George Handlin and Ben Meyer are hoping to combine their services and open a brewery and restaurant in Aberdeen. But before they can, the city of Aberdeen has to amend its zoning code to allow such operations.
The Aberdeen City Council is considering an amendment to its development code to allow breweries, microbreweries, distilleries and wineries in certain areas of the city and held a public hearing on the ordinance during its meeting Monday night. The ordinance could be voted on at the council’s next meeting, May 6.
Handlin and Meyer spoke in favor of the ordinance during the public hearing.
“I own a restaurant, he brews beer,” Meyer, of Bel Air, said after the meeting. Handlin, of Fallston, is a home beer brewer.
The city amended its zoning code about a year ago to add microbreweries and brew pubs, Director of Planning and Community Development Phyllis Grover said.
“But we didn’t realize there was such a demand for breweries and distilleries,” Grover said. “There is probably more of a demand for the breweries and distilleries.”

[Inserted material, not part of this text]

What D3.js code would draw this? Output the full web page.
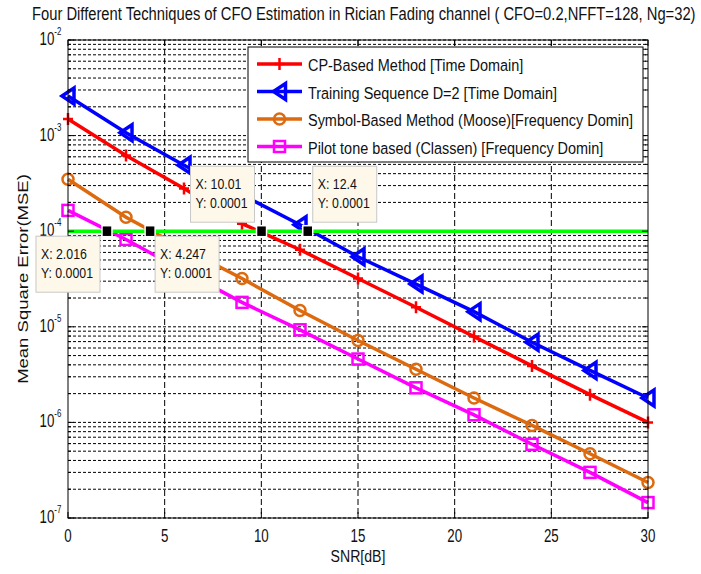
<!DOCTYPE html>
<html>
<head>
<meta charset="utf-8">
<script src="https://d3js.org/d3.v7.min.js"></script>
<style>
  body { margin: 0; background: #fff; }
  text { font-family: "Liberation Sans", Arial, sans-serif; fill: #111; }
  .grid line { stroke: #000; stroke-width: 1; }
</style>
</head>
<body>
<div id="chart"></div>
<script>
// values
const snr = [0, 3, 6, 9, 12, 15, 18, 21, 24, 27, 30];
const cpBased = [1.49e-3, 6.2e-4, 2.8e-4, 1.2e-4, 6.4e-5, 3.2e-5, 1.6e-5, 7.9e-6, 3.9e-6, 1.95e-6, 1.0e-6];
const trainSeq = [2.6e-3, 1.07e-3, 4.9e-4, 2.4e-4, 1.17e-4, 5.4e-5, 2.8e-5, 1.44e-5, 6.9e-6, 3.5e-6, 1.8e-6];
const moose = [3.5e-4, 1.4e-4, 6.6e-5, 3.2e-5, 1.48e-5, 7.2e-6, 3.6e-6, 1.8e-6, 9.3e-7, 4.7e-7, 2.35e-7];
const pilot = [1.65e-4, 8.2e-5, 3.8e-5, 1.8e-5, 9.3e-6, 4.6e-6, 2.3e-6, 1.2e-6, 5.9e-7, 3.0e-7, 1.45e-7];
const threshold = 1e-4;

const seriesNames = [
  "CP-Based Method [Time Domain]",
  "Training Sequence D=2 [Time Domain]",
  "Symbol-Based Method (Moose)[Frequency Domin]",
  "Pilot tone based (Classen) [Frequency Domin]"
];

const xTicks = [0, 5, 10, 15, 20, 25, 30];
const yTicks = [1e-2, 1e-3, 1e-4, 1e-5, 1e-6, 1e-7];

// data tips: x value, y value, placement of the box
const tipX = [2.016, 4.247, 10.01, 12.4];
const tipY = [0.0001, 0.0001, 0.0001, 0.0001];
const tipSide = ["lb", "rb", "la", "ra"];

const title = "Four Different Techniques of CFO Estimation in Rician Fading channel ( CFO=0.2,NFFT=128, Ng=32)";

const W = 701, H = 574;
const pLeft = 68, pRight = 648, pTop = 40, pBottom = 518;

const svg = d3.select("#chart").append("svg")
  .attr("width", W).attr("height", H);

const x = d3.scaleLinear().domain([0, 30]).range([pLeft, pRight]);
const y = d3.scaleLog().domain([1e-7, 1e-2]).range([pBottom, pTop]);

// squeezed text, the original figure is narrower than its fonts
function txt(parent, px, py, str, size, sx, anchor) {
  return parent.append("text")
    .attr("transform", "translate(" + px + "," + py + ") scale(" + sx + ",1)")
    .attr("text-anchor", anchor || "start")
    .style("font-size", size + "px")
    .text(str);
}

// grid
var minor = [];
for (var e = -7; e < -2; e++) {
  for (var k = 1; k < 10; k++) minor.push(k * Math.pow(10, e));
}
minor.push(1e-2);

const grid = svg.append("g").attr("class", "grid");
grid.selectAll(".hg").data(minor).enter().append("line")
  .attr("x1", pLeft).attr("x2", pRight)
  .attr("y1", d => y(d)).attr("y2", d => y(d))
  .attr("stroke-dasharray", "3,2");
grid.selectAll(".vg").data(xTicks.slice(1, -1)).enter().append("line")
  .attr("x1", d => x(d)).attr("x2", d => x(d))
  .attr("y1", pTop).attr("y2", pBottom)
  .attr("stroke-dasharray", "6,3");

// curves
const series = [
  { vals: cpBased, color: "#ff0000", marker: "plus" },
  { vals: trainSeq, color: "#0000ff", marker: "tri" },
  { vals: moose, color: "#dd6a0f", marker: "circle" },
  { vals: pilot, color: "#ff00ff", marker: "square" }
];

function drawMarker(g, type, color) {
  if (type == "plus") {
    g.append("path").attr("d", "M-5,0H5M0,-6V6")
      .attr("stroke", color).attr("stroke-width", 2.5).attr("fill", "none");
  } else if (type == "tri") {
    g.append("path").attr("d", "M-6,0L6,-8L6,8Z")
      .attr("stroke", color).attr("stroke-width", 3.5).attr("fill", "none")
      .attr("stroke-linejoin", "miter");
  } else if (type == "circle") {
    g.append("circle").attr("r", 5.5)
      .attr("stroke", color).attr("stroke-width", 2.5).attr("fill", "none");
  } else {
    g.append("rect").attr("x", -5.5).attr("y", -5.5).attr("width", 11).attr("height", 11)
      .attr("stroke", color).attr("stroke-width", 2.5).attr("fill", "none");
  }
}

const line = d3.line().x(d => x(d[0])).y(d => y(d[1]));

series.forEach(function(s) {
  var pts = snr.map((v, i) => [v, s.vals[i]]);
  svg.append("path")
    .datum(pts)
    .attr("d", line)
    .attr("fill", "none")
    .attr("stroke", s.color)
    .attr("stroke-width", 3.5);
  pts.forEach(function(p) {
    var g = svg.append("g").attr("transform", "translate(" + x(p[0]) + "," + y(p[1]) + ")");
    drawMarker(g, s.marker, s.color);
  });
});

// green threshold line
svg.append("line")
  .attr("x1", x(snr[0])).attr("x2", x(snr[snr.length - 1]))
  .attr("y1", y(threshold)).attr("y2", y(threshold))
  .attr("stroke", "#00ff00").attr("stroke-width", 3.5);

// axes box and ticks
svg.append("rect")
  .attr("x", pLeft).attr("y", pTop)
  .attr("width", pRight - pLeft).attr("height", pBottom - pTop)
  .attr("fill", "none").attr("stroke", "#000").attr("stroke-width", 1);

const ticks = svg.append("g").attr("stroke", "#000").attr("stroke-width", 1);
minor.forEach(function(d) {
  var major = yTicks.indexOf(d) >= 0;
  var len = major ? 6 : 3;
  ticks.append("line").attr("x1", pLeft).attr("x2", pLeft + len).attr("y1", y(d)).attr("y2", y(d));
  ticks.append("line").attr("x1", pRight).attr("x2", pRight - len).attr("y1", y(d)).attr("y2", y(d));
});
xTicks.forEach(function(d) {
  ticks.append("line").attr("x1", x(d)).attr("x2", x(d)).attr("y1", pBottom).attr("y2", pBottom - 6);
  ticks.append("line").attr("x1", x(d)).attr("x2", x(d)).attr("y1", pTop).attr("y2", pTop + 6);
});

// tick labels
xTicks.forEach(function(d) {
  txt(svg, x(d), 542, d, 18.5, 0.72, "middle");
});
yTicks.forEach(function(d) {
  var t = txt(svg, 39.5, y(d) + 5, "10", 18.5, 0.72, "start");
  t.append("tspan").attr("dy", -10).style("font-size", "11px")
    .text(Math.round(Math.log10(d)));
});

// title, squeezed to span the same width as the original
var tt = txt(svg, 32, 20, title, 18.5, 1, "start");
var tw = tt.node().getComputedTextLength();
tt.attr("transform", "translate(32,20) scale(" + (664 / tw) + ",1)");

txt(svg, 358, 562, "SNR[dB]", 17, 0.83, "middle");

svg.append("text")
  .attr("transform", "translate(28,279) scale(0.8,1) rotate(-90)")
  .attr("text-anchor", "middle")
  .style("font-size", "18.5px")
  .text("Mean Square Error(MSE)");

// legend
const lg = svg.append("g");
lg.append("rect")
  .attr("x", 248).attr("y", 47).attr("width", 395).attr("height", 115)
  .attr("fill", "#fff").attr("stroke", "#000").attr("stroke-width", 1);
seriesNames.forEach(function(name, i) {
  var ly = 64 + i * 27.5;
  lg.append("line").attr("x1", 257).attr("x2", 302).attr("y1", ly).attr("y2", ly)
    .attr("stroke", series[i].color).attr("stroke-width", 3.5);
  var g = lg.append("g").attr("transform", "translate(279.5," + ly + ")");
  drawMarker(g, series[i].marker, series[i].color);
  txt(lg, 308, ly + 7, name, 17, 0.85, "start");
});

// data tips
const bw = 64, bh = 56;
tipX.forEach(function(tx, i) {
  var px = x(tx), py = y(tipY[i]);
  var side = tipSide[i];
  var bx = side[0] == "l" ? px - 7 - bw : px + 5;
  var by = side[1] == "a" ? py - 9 - bh : py + 5;
  svg.append("rect")
    .attr("x", px - 5).attr("y", py - 5.5).attr("width", 10).attr("height", 11)
    .attr("fill", "#000").attr("stroke", "#fff").attr("stroke-width", 1.5);
  svg.append("rect")
    .attr("x", bx).attr("y", by).attr("width", bw).attr("height", bh)
    .attr("fill", "#fdf8ea").attr("stroke", "#c8c8c8").attr("stroke-width", 1);
  txt(svg, bx + 5, by + 23, "X: " + tx, 14.5, 0.85, "start");
  txt(svg, bx + 5, by + 42, "Y: " + tipY[i], 14.5, 0.85, "start");
});
</script>
</body>
</html>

The city had been approached by several people interested in opening such an establishment in the city, but the development code has to be amended before that can happen, Grover said.
Such businesses would be permitted uses in essentially the business districts, zoning B2 and B3, M1 and M2, integrated business district and transit-oriented development district, according to the ordinance.
Handlin said he would like to open a brewery and restaurant at the new Stadium Town Center, which is under construction west of Interstate 95 at the intersection of Route 22.
Handlin has eight taps at his home in Fallston, where he brews 10 gallons at a time.
“I drink it, or give it all away,” Handlin said.
Handlin and Meyer, who owns Vagabond Sandwich Company in Bel Air, know each other from Meyer’s days working at Italian Sensation in Fallston, Meyer said.
“He came to me recently asking if I would bring food to the brewery,” he said.
Handlin said he’s excited to be able to open a brewery in Aberdeen.
“I’ve been looking around different places for a long time,” he said. “There’s been a lot of growth in Aberdeen and breweries bring a lot of business and tourism and tax revenue to a community.”
Having food brings a different vibe to a bar, Meyer said. Among the complaints from people opposed to breweries is that they’re simply another drinking establishment.
“Looking around, they become meeting hubs in the community,” he said. “They’re family and dog friendly, places people go and it really adds a nice element.”